The Fuze report, “Workforce Futures: The role of humans in the future of work,” incorporates a global survey of 6,600 employees working in enterprises of more than 500 people from Australia, Canada, France, Germany, the Netherlands, Scandinavia, Spain, the UK, and the USA. The survey results present unique insights from international academics, futurists, and industry evangelists.
It reveals that while 66 percent of workers don’t feel pressured to work outside of their contracted hours, 73 percent prefer to do so because it is when they are more productive. Nine out of ten employees also believe that flexible hours should be a workplace norm rather than a benefit. For more than half of employees, this issue is so important that they would rather quit their jobs than lose the ability to work flexibly.
“The communications and collaboration market is experiencing a major shift in digital transformation. Our research has uncovered this shift, which is set to shape the future of work as digital workers break free from rigid hours and move fluidly in and out of ‘work mode’ at the push of a button,” said Colin Doherty, CEO, Fuze. “For enterprises, this is about allowing employees to work when they are the most productive and giving them every opportunity to balance personal commitments and attain a work-life balance. Enabling employees to work when and where they want, while equipping them with the right technology, results in a happier workforce with low churn and high-performing teams.”
The Fuze report uncovered three key trends:
- Rejection of rigid and standardized hours
Nine out of ten workers would like flexible work hours, while 69 percent want compressed hours (working their contracted hours over fewer days) or annualized hours (working a set number of hours over the year, but with flexibility over when they work them). More than half of employees (57 percent), also said they would prefer a job with no set hours, while 36 percent find the idea of a short-term or freelance contract appealing.

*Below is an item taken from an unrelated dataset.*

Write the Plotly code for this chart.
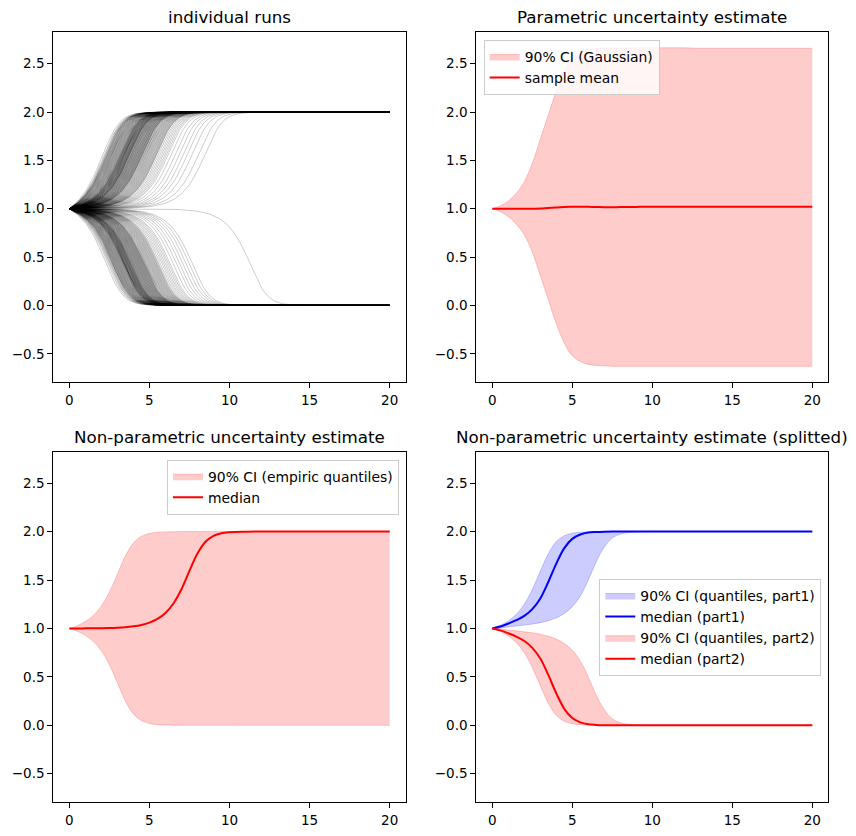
import numpy as np
import plotly.graph_objects as go

# ---------------- data ----------------
# transition times of the individual runs (time at which a run is half-way to its final state)
up_switch = [1.9, 2.0, 2.05, 2.1, 2.12, 2.15, 2.18, 2.2,
             2.22, 2.25, 2.28, 2.3, 2.33, 2.36, 2.38, 2.41, 2.44, 2.47, 2.5, 2.52, 2.55, 2.58, 2.6,
             2.63, 2.66, 2.68, 2.71, 2.74, 2.77, 2.79, 2.82, 2.85, 2.87, 2.9, 2.92, 2.95, 2.97, 3.0,
             3.02, 3.03, 3.05, 3.07, 3.08, 3.1, 3.12, 3.13, 3.15, 3.17, 3.18, 3.2, 3.22, 3.23, 3.25,
             3.27, 3.28, 3.3, 3.32, 3.33, 3.35, 3.37, 3.38, 3.4, 3.42, 3.43, 3.45, 3.47, 3.48, 3.5,
             3.52, 3.53, 3.55, 3.56, 3.57, 3.58, 3.6,
             3.62, 3.64, 3.66, 3.69, 3.71, 3.73, 3.75, 3.77, 3.8, 3.82, 3.84, 3.86, 3.88, 3.91, 3.93,
             3.95, 3.97, 4.0, 4.02, 4.04, 4.06, 4.08, 4.11, 4.13, 4.15, 4.17, 4.2, 4.22, 4.24, 4.26,
             4.28, 4.31, 4.33, 4.35, 4.37, 4.39, 4.4,
             4.44, 4.48, 4.52, 4.56, 4.6, 4.64, 4.68, 4.72, 4.76, 4.8, 4.84, 4.88, 4.92, 4.96, 5.0,
             5.04, 5.08, 5.12, 5.16, 5.2, 5.24, 5.27, 5.3,
             5.4, 5.5, 5.6, 5.7, 5.8, 5.9, 6.0,
             6.2, 6.45, 6.7, 6.95, 7.2, 7.5, 7.9, 8.3]
down_switch = [2.1, 2.2, 2.28, 2.33, 2.38, 2.42, 2.46,
               2.5, 2.52, 2.54, 2.57, 2.59, 2.61, 2.64, 2.66, 2.68, 2.71, 2.73, 2.75, 2.78, 2.8, 2.82,
               2.85, 2.87, 2.89, 2.92, 2.94, 2.96, 2.99, 3.01, 3.03, 3.06, 3.08, 3.1, 3.13, 3.15,
               3.17, 3.18, 3.2, 3.21, 3.23, 3.24, 3.26, 3.27, 3.29, 3.3, 3.32, 3.33, 3.35, 3.36, 3.38,
               3.39, 3.41, 3.42, 3.44, 3.45, 3.47, 3.48, 3.5, 3.51, 3.53, 3.54, 3.56, 3.57, 3.59, 3.6,
               3.62, 3.63, 3.65, 3.66, 3.68, 3.7,
               3.72, 3.74, 3.77, 3.79, 3.81, 3.83, 3.86, 3.88, 3.9, 3.92, 3.95, 3.97, 3.99, 4.01, 4.04,
               4.06, 4.08, 4.1, 4.13, 4.15, 4.17, 4.19, 4.22, 4.24, 4.26, 4.28, 4.31, 4.33, 4.35, 4.37,
               4.4, 4.42, 4.44, 4.46, 4.48, 4.5,
               4.54, 4.58, 4.62, 4.66, 4.7, 4.74, 4.78, 4.82, 4.86, 4.9, 4.94, 4.98, 5.02, 5.06, 5.1,
               5.14, 5.18, 5.22, 5.26, 5.3, 5.35, 5.4,
               5.5, 5.6, 5.7, 5.8, 5.9, 6.0, 6.1,
               6.3, 6.5, 6.7, 6.9, 7.1, 7.3, 7.5, 11.1]
start_level = 1.0
up_level = 2.0
down_level = 0.0

t_band = [0, 0.5, 1, 1.5, 2, 2.5, 3, 3.5, 4, 4.5, 5, 5.5, 6, 6.5, 7, 7.5, 8, 8.5, 9, 9.5, 10,
          11, 12, 13, 14, 15, 16, 17, 18, 19, 20]

gauss_hi = [1.00, 1.03, 1.08, 1.16, 1.28, 1.47, 1.72, 1.97, 2.22, 2.43, 2.57, 2.63, 2.65, 2.655, 2.66,
            2.66, 2.66, 2.66, 2.665, 2.665, 2.665,
            2.665, 2.665, 2.66, 2.66, 2.66, 2.66, 2.66, 2.66, 2.66, 2.66]
gauss_lo = [1.00, 0.97, 0.92, 0.84, 0.73, 0.55, 0.31, 0.06, -0.19, -0.39, -0.52, -0.58, -0.61, -0.62,
            -0.625, -0.63, -0.63, -0.63, -0.63, -0.63, -0.63,
            -0.63, -0.63, -0.63, -0.63, -0.63, -0.63, -0.63, -0.63, -0.63, -0.63]
gauss_mean = [1.0, 1.0, 1.0, 1.0, 1.0, 1.0, 1.003, 1.008, 1.012, 1.018, 1.02, 1.021, 1.02, 1.018,
              1.016, 1.016, 1.017, 1.018, 1.019, 1.02, 1.02,
              1.02, 1.02, 1.02, 1.02, 1.02, 1.02, 1.02, 1.02, 1.02, 1.02]

np_hi = [1.0, 1.029, 1.071, 1.133, 1.231, 1.374, 1.56, 1.748, 1.882, 1.951, 1.981, 1.993, 1.997,
         1.999, 2.0, 2.0, 2.0, 2.0, 2.0, 2.0, 2.0,
         2.0, 2.0, 2.0, 2.0, 2.0, 2.0, 2.0, 2.0, 2.0, 2.0]
np_lo = [1.0, 0.971, 0.929, 0.867, 0.769, 0.626, 0.44, 0.252, 0.118, 0.049, 0.019, 0.007, 0.003,
         0.001, 0.0, 0.0, 0.0, 0.0, 0.0, 0.0, 0.0,
         0.0, 0.0, 0.0, 0.0, 0.0, 0.0, 0.0, 0.0, 0.0, 0.0]
np_med = [1.0, 1.0, 1.001, 1.002, 1.003, 1.005, 1.008, 1.013, 1.022, 1.036, 1.06, 1.098, 1.16, 1.258,
          1.405, 1.594, 1.773, 1.895, 1.957, 1.984, 1.994,
          1.999, 2.0, 2.0, 2.0, 2.0, 2.0, 2.0, 2.0, 2.0, 2.0]

p1_hi = [1.0, 1.032, 1.078, 1.146, 1.251, 1.402, 1.591, 1.772, 1.896, 1.958, 1.984, 1.994, 1.998,
         1.999, 2.0, 2.0, 2.0, 2.0, 2.0, 2.0, 2.0,
         2.0, 2.0, 2.0, 2.0, 2.0, 2.0, 2.0, 2.0, 2.0, 2.0]
p1_lo = [1.0, 1.005, 1.015, 1.025, 1.035, 1.045, 1.06, 1.08, 1.11, 1.155, 1.225, 1.335, 1.50, 1.69,
         1.84, 1.933, 1.974, 1.99, 1.996, 1.999, 2.0,
         2.0, 2.0, 2.0, 2.0, 2.0, 2.0, 2.0, 2.0, 2.0, 2.0]
p1_med = [1.0, 1.02, 1.05, 1.085, 1.13, 1.20, 1.31, 1.48, 1.67, 1.83, 1.925, 1.97, 1.99, 1.996,
          1.999, 2.0, 2.0, 2.0, 2.0, 2.0, 2.0,
          2.0, 2.0, 2.0, 2.0, 2.0, 2.0, 2.0, 2.0, 2.0, 2.0]

p2_hi = [1.0, 0.995, 0.985, 0.975, 0.965, 0.955, 0.94, 0.92, 0.89, 0.845, 0.775, 0.665, 0.50, 0.31,
         0.16, 0.067, 0.026, 0.01, 0.004, 0.001, 0.0,
         0.0, 0.0, 0.0, 0.0, 0.0, 0.0, 0.0, 0.0, 0.0, 0.0]
p2_lo = [1.0, 0.968, 0.922, 0.854, 0.749, 0.598, 0.409, 0.228, 0.104, 0.042, 0.016, 0.006, 0.002,
         0.001, 0.0, 0.0, 0.0, 0.0, 0.0, 0.0, 0.0,
         0.0, 0.0, 0.0, 0.0, 0.0, 0.0, 0.0, 0.0, 0.0, 0.0]
p2_med = [1.0, 0.98, 0.95, 0.915, 0.87, 0.80, 0.69, 0.52, 0.33, 0.17, 0.075, 0.03, 0.01, 0.004,
          0.001, 0.0, 0.0, 0.0, 0.0, 0.0, 0.0,
          0.0, 0.0, 0.0, 0.0, 0.0, 0.0, 0.0, 0.0, 0.0, 0.0]

titles = ["individual runs", "Parametric uncertainty estimate",
          "Non-parametric uncertainty estimate", "Non-parametric uncertainty estimate (splitted)"]
x_ticks = [0, 5, 10, 15, 20]
y_ticks = [-0.5, 0.0, 0.5, 1.0, 1.5, 2.0, 2.5]

# ---------------- figure ----------------
FONT = "DejaVu Sans"
W, H = 856, 836
t_runs = np.linspace(0, 20, 201)


def run_curve(t_half, final):
    # bistable switching profile starting at start_level
    g = np.exp(t_runs - t_half) / np.sqrt(3.0) * (1.0 - np.exp(-1.5 * t_runs))
    u = g / np.sqrt(1.0 + g * g)
    return start_level + (final - start_level) * u


fig = go.Figure()

RUN_LINE = dict(color="rgba(0,0,0,0.4)", width=0.5)
for th in up_switch:
    fig.add_trace(go.Scatter(x=t_runs, y=run_curve(th, up_level), mode="lines", line=RUN_LINE,
                             showlegend=False, hoverinfo="skip", xaxis="x", yaxis="y"))
for th in down_switch:
    fig.add_trace(go.Scatter(x=t_runs, y=run_curve(th, down_level), mode="lines", line=RUN_LINE,
                             showlegend=False, hoverinfo="skip", xaxis="x", yaxis="y"))

RED_FILL = "rgba(255,0,0,0.2)"
BLUE_FILL = "rgba(0,0,255,0.2)"


def band(lo, hi, fill, name, xa, ya, legend):
    fig.add_trace(go.Scatter(x=t_band, y=lo, mode="lines",
                             line=dict(color=fill, width=1, shape="spline", smoothing=1.0),
                             showlegend=False, hoverinfo="skip", xaxis=xa, yaxis=ya))
    fig.add_trace(go.Scatter(x=t_band, y=hi, mode="lines",
                             line=dict(color=fill, width=1, shape="spline", smoothing=1.0),
                             fill="tonexty", fillcolor=fill, name=name, legend=legend,
                             hoverinfo="skip", xaxis=xa, yaxis=ya))


def line(y, color, name, xa, ya, legend):
    fig.add_trace(go.Scatter(x=t_band, y=y, mode="lines",
                             line=dict(color=color, width=2, shape="spline", smoothing=1.0),
                             name=name, legend=legend, xaxis=xa, yaxis=ya))


band(gauss_lo, gauss_hi, RED_FILL, "90% CI (Gaussian)", "x2", "y2", "legend")
line(gauss_mean, "red", "sample mean", "x2", "y2", "legend")

band(np_lo, np_hi, RED_FILL, "90% CI (empiric quantiles)", "x3", "y3", "legend2")
line(np_med, "red", "median", "x3", "y3", "legend2")

band(p1_lo, p1_hi, BLUE_FILL, "90% CI (quantiles, part1)", "x4", "y4", "legend3")
line(p1_med, "blue", "median (part1)", "x4", "y4", "legend3")
band(p2_lo, p2_hi, RED_FILL, "90% CI (quantiles, part2)", "x4", "y4", "legend3")
line(p2_med, "red", "median (part2)", "x4", "y4", "legend3")

# domains in pixels
Lx = (53.3 / W, 405.7 / W)
Rx = (476.3 / W, 828.3 / W)
Ty = ((H - 382.3) / H, (H - 32.3) / H)
By = ((H - 802.3) / H, (H - 451.7) / H)

tickfont = dict(family=FONT, size=13.5, color="black")
ax_common = dict(showline=True, linecolor="black", linewidth=1, mirror=True, ticks="outside",
                 ticklen=5, tickwidth=1, tickcolor="black", showgrid=False, zeroline=False,
                 tickfont=tickfont, fixedrange=True)

layout = dict(width=W, height=H, margin=dict(l=0, r=0, t=0, b=0),
              paper_bgcolor="white", plot_bgcolor="white",
              font=dict(family=FONT, color="black"))

panels = [("", Lx, Ty), ("2", Rx, Ty), ("3", Lx, By), ("4", Rx, By)]
for k, (s, xd, yd) in enumerate(panels):
    layout["xaxis" + s] = dict(ax_common, domain=list(xd), anchor="y" + s, range=[-1, 21],
                               tickvals=x_ticks)
    layout["yaxis" + s] = dict(ax_common, domain=list(yd), anchor="x" + s, range=[-0.795, 2.825],
                               tickvals=y_ticks, tickformat=".1f")

legend_style = dict(bgcolor="rgba(255,255,255,0.8)", bordercolor="#cccccc", borderwidth=1,
                    font=dict(family=FONT, size=13.9, color="black"), tracegroupgap=0,
                    traceorder="normal")
layout["legend"] = dict(legend_style, x=483.7 / W, y=(H - 40) / H, xanchor="left", yanchor="top")
layout["legend2"] = dict(legend_style, x=399 / W, y=(H - 459.7) / H, xanchor="right", yanchor="top")
layout["legend3"] = dict(legend_style, x=821.3 / W, y=(H - 627.5) / H, xanchor="right", yanchor="middle")

annotations = []
for k, (s, xd, yd) in enumerate(panels):
    annotations.append(dict(text=titles[k], xref="paper", yref="paper", x=(xd[0] + xd[1]) / 2,
                            y=yd[1], xanchor="center", yanchor="bottom", yshift=3, showarrow=False,
                            font=dict(family=FONT, size=16.7, color="black")))
layout["annotations"] = annotations

fig.update_layout(**layout)
fig.write_html("out.html")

- Family and wellbeing are a priority
Nearly all the workers surveyed (95 percent) say that work-life balance is an important factor when searching for a new job. Forty-three percent agree that ‘improved wellbeing’ is a key reason for wanting to work in a more flexible way. Over a third (37 percent) would like greater flexibility in order to take care of parental or familial responsibilities.

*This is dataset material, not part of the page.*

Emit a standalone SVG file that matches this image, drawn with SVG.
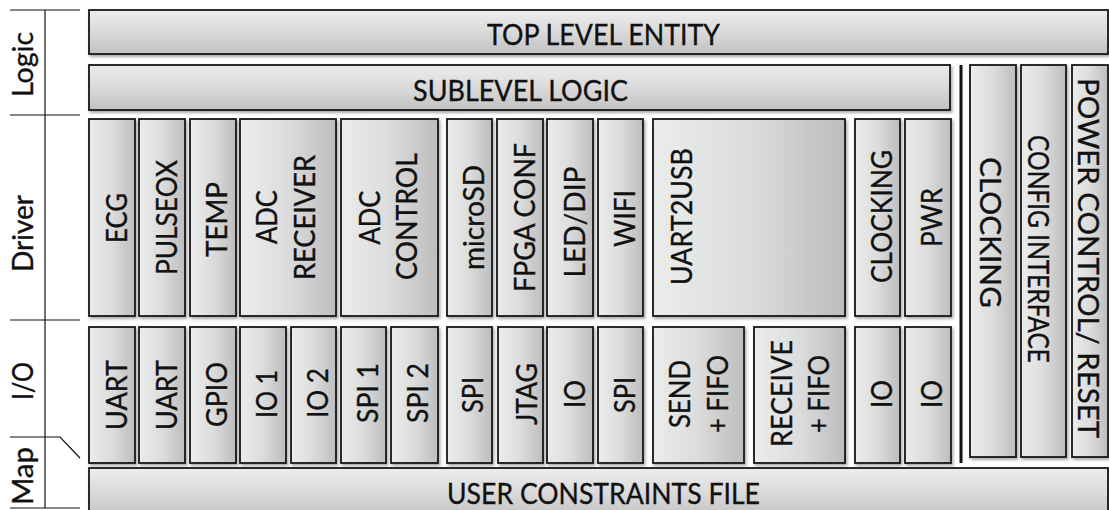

- Executives must champion flexible work approaches
Being able to work flexibly, at times and in locations they choose, is important to 87 percent of workers. In addition, 84 percent believe that they could work productively outside of the office if they were given the right technology. As it stands, 44 percent believe that this type of working environment isn’t championed by executives and 38 percent say are not equipped with the technology they need to work effectively outside of the office.
“The very nature of work is changing with significant growth in non-routine work over the last 30 years—especially project work—coupled with the technology-accelerated pace of business,” said Sophie Wade, Workforce Innovation Specialist, Flexcel Network. “This is dramatically changing employers’ emphasis on their talent and their need for workers to be flexible and adapt to the evolving marketplace. Leading corporations are recognizing that to achieve greater employee responsiveness, they must engage workers more, and discover when, where, and how they work best, as well as promote open mindsets. Increasingly aligned with employees’ desires for new ways of working, competitive employers are seeking to discover each person’s optimal work conditions so they can be as productive as possible.”